:: Problem statement ::
In full and without alteration, repeat the material.

(Entries from a dataset)
--

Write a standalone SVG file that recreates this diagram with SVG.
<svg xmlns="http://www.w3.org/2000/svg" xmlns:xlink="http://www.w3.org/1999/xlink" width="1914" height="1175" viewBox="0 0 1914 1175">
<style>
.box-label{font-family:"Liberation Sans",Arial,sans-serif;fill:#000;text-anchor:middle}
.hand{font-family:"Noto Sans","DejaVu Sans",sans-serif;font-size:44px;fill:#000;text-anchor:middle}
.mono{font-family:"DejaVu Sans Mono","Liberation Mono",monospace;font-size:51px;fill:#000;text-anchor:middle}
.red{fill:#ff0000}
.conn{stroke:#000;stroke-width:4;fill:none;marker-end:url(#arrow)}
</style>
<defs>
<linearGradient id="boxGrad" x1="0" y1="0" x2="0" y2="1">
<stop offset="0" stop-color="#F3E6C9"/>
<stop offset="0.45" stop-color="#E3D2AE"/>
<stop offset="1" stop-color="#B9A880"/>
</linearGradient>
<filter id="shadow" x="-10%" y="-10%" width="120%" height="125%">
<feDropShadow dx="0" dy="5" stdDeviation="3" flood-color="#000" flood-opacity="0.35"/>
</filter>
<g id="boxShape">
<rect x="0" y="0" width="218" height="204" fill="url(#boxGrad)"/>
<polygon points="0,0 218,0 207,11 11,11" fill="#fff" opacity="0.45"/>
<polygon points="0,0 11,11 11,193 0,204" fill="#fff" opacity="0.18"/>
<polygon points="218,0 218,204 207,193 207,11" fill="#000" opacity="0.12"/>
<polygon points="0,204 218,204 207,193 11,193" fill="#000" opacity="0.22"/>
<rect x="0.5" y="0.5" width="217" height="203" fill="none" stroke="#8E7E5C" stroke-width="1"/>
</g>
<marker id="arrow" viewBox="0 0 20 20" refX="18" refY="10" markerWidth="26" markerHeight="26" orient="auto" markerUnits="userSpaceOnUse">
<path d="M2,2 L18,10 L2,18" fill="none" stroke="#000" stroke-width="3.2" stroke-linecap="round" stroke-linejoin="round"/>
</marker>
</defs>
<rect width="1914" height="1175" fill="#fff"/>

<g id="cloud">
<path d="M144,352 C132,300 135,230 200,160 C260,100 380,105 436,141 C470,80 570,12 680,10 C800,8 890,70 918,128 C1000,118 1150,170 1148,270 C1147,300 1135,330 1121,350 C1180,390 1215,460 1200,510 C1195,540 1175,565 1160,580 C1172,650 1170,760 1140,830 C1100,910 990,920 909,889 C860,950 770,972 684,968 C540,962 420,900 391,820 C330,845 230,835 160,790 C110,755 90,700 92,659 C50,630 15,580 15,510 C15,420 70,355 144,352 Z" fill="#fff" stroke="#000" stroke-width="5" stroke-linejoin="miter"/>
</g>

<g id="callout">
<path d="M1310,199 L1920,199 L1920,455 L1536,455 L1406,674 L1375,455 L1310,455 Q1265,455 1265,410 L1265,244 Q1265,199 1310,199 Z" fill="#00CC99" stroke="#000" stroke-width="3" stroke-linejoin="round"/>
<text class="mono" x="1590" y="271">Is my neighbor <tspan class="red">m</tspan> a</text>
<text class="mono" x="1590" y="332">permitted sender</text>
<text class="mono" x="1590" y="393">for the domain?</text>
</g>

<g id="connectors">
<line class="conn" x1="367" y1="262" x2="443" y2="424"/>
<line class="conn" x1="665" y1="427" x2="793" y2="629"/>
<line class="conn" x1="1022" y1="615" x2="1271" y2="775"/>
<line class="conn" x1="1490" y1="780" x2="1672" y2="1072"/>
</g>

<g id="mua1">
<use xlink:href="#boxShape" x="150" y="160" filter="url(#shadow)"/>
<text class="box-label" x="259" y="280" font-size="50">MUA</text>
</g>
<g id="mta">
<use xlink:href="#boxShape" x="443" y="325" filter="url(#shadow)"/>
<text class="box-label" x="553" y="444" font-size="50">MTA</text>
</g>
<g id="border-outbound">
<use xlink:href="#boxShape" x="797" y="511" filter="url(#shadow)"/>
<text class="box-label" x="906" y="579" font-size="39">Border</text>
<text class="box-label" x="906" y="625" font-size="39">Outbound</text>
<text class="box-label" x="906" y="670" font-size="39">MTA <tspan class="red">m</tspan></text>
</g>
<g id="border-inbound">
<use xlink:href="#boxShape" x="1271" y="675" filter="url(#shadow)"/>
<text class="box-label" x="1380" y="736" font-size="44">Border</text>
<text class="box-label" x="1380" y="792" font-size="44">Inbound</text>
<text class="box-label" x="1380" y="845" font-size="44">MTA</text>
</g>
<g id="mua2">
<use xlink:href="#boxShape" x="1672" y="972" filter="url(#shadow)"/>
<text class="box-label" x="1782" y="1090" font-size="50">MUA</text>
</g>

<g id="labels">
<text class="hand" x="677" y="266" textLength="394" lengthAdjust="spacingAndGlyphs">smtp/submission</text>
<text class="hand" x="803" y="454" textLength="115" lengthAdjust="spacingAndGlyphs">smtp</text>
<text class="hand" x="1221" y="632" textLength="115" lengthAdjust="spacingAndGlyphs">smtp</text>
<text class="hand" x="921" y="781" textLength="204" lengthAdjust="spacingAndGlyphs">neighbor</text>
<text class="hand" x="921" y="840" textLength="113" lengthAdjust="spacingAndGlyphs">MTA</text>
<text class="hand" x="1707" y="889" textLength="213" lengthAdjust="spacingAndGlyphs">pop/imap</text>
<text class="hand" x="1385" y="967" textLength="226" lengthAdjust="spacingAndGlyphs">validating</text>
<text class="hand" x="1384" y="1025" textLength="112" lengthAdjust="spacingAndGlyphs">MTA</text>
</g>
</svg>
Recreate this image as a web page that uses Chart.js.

--

:: Full output ::
Write a standalone SVG file that recreates this diagram with SVG.
<svg xmlns="http://www.w3.org/2000/svg" xmlns:xlink="http://www.w3.org/1999/xlink" width="1914" height="1175" viewBox="0 0 1914 1175">
<style>
.box-label{font-family:"Liberation Sans",Arial,sans-serif;fill:#000;text-anchor:middle}
.hand{font-family:"Noto Sans","DejaVu Sans",sans-serif;font-size:44px;fill:#000;text-anchor:middle}
.mono{font-family:"DejaVu Sans Mono","Liberation Mono",monospace;font-size:51px;fill:#000;text-anchor:middle}
.red{fill:#ff0000}
.conn{stroke:#000;stroke-width:4;fill:none;marker-end:url(#arrow)}
</style>
<defs>
<linearGradient id="boxGrad" x1="0" y1="0" x2="0" y2="1">
<stop offset="0" stop-color="#F3E6C9"/>
<stop offset="0.45" stop-color="#E3D2AE"/>
<stop offset="1" stop-color="#B9A880"/>
</linearGradient>
<filter id="shadow" x="-10%" y="-10%" width="120%" height="125%">
<feDropShadow dx="0" dy="5" stdDeviation="3" flood-color="#000" flood-opacity="0.35"/>
</filter>
<g id="boxShape">
<rect x="0" y="0" width="218" height="204" fill="url(#boxGrad)"/>
<polygon points="0,0 218,0 207,11 11,11" fill="#fff" opacity="0.45"/>
<polygon points="0,0 11,11 11,193 0,204" fill="#fff" opacity="0.18"/>
<polygon points="218,0 218,204 207,193 207,11" fill="#000" opacity="0.12"/>
<polygon points="0,204 218,204 207,193 11,193" fill="#000" opacity="0.22"/>
<rect x="0.5" y="0.5" width="217" height="203" fill="none" stroke="#8E7E5C" stroke-width="1"/>
</g>
<marker id="arrow" viewBox="0 0 20 20" refX="18" refY="10" markerWidth="26" markerHeight="26" orient="auto" markerUnits="userSpaceOnUse">
<path d="M2,2 L18,10 L2,18" fill="none" stroke="#000" stroke-width="3.2" stroke-linecap="round" stroke-linejoin="round"/>
</marker>
</defs>
<rect width="1914" height="1175" fill="#fff"/>

<g id="cloud">
<path d="M144,352 C132,300 135,230 200,160 C260,100 380,105 436,141 C470,80 570,12 680,10 C800,8 890,70 918,128 C1000,118 1150,170 1148,270 C1147,300 1135,330 1121,350 C1180,390 1215,460 1200,510 C1195,540 1175,565 1160,580 C1172,650 1170,760 1140,830 C1100,910 990,920 909,889 C860,950 770,972 684,968 C540,962 420,900 391,820 C330,845 230,835 160,790 C110,755 90,700 92,659 C50,630 15,580 15,510 C15,420 70,355 144,352 Z" fill="#fff" stroke="#000" stroke-width="5" stroke-linejoin="miter"/>
</g>

<g id="callout">
<path d="M1310,199 L1920,199 L1920,455 L1536,455 L1406,674 L1375,455 L1310,455 Q1265,455 1265,410 L1265,244 Q1265,199 1310,199 Z" fill="#00CC99" stroke="#000" stroke-width="3" stroke-linejoin="round"/>
<text class="mono" x="1590" y="271">Is my neighbor <tspan class="red">m</tspan> a</text>
<text class="mono" x="1590" y="332">permitted sender</text>
<text class="mono" x="1590" y="393">for the domain?</text>
</g>

<g id="connectors">
<line class="conn" x1="367" y1="262" x2="443" y2="424"/>
<line class="conn" x1="665" y1="427" x2="793" y2="629"/>
<line class="conn" x1="1022" y1="615" x2="1271" y2="775"/>
<line class="conn" x1="1490" y1="780" x2="1672" y2="1072"/>
</g>

<g id="mua1">
<use xlink:href="#boxShape" x="150" y="160" filter="url(#shadow)"/>
<text class="box-label" x="259" y="280" font-size="50">MUA</text>
</g>
<g id="mta">
<use xlink:href="#boxShape" x="443" y="325" filter="url(#shadow)"/>
<text class="box-label" x="553" y="444" font-size="50">MTA</text>
</g>
<g id="border-outbound">
<use xlink:href="#boxShape" x="797" y="511" filter="url(#shadow)"/>
<text class="box-label" x="906" y="579" font-size="39">Border</text>
<text class="box-label" x="906" y="625" font-size="39">Outbound</text>
<text class="box-label" x="906" y="670" font-size="39">MTA <tspan class="red">m</tspan></text>
</g>
<g id="border-inbound">
<use xlink:href="#boxShape" x="1271" y="675" filter="url(#shadow)"/>
<text class="box-label" x="1380" y="736" font-size="44">Border</text>
<text class="box-label" x="1380" y="792" font-size="44">Inbound</text>
<text class="box-label" x="1380" y="845" font-size="44">MTA</text>
</g>
<g id="mua2">
<use xlink:href="#boxShape" x="1672" y="972" filter="url(#shadow)"/>
<text class="box-label" x="1782" y="1090" font-size="50">MUA</text>
</g>

<g id="labels">
<text class="hand" x="677" y="266" textLength="394" lengthAdjust="spacingAndGlyphs">smtp/submission</text>
<text class="hand" x="803" y="454" textLength="115" lengthAdjust="spacingAndGlyphs">smtp</text>
<text class="hand" x="1221" y="632" textLength="115" lengthAdjust="spacingAndGlyphs">smtp</text>
<text class="hand" x="921" y="781" textLength="204" lengthAdjust="spacingAndGlyphs">neighbor</text>
<text class="hand" x="921" y="840" textLength="113" lengthAdjust="spacingAndGlyphs">MTA</text>
<text class="hand" x="1707" y="889" textLength="213" lengthAdjust="spacingAndGlyphs">pop/imap</text>
<text class="hand" x="1385" y="967" textLength="226" lengthAdjust="spacingAndGlyphs">validating</text>
<text class="hand" x="1384" y="1025" textLength="112" lengthAdjust="spacingAndGlyphs">MTA</text>
</g>
</svg>
Recreate this image as a web page that uses Chart.js.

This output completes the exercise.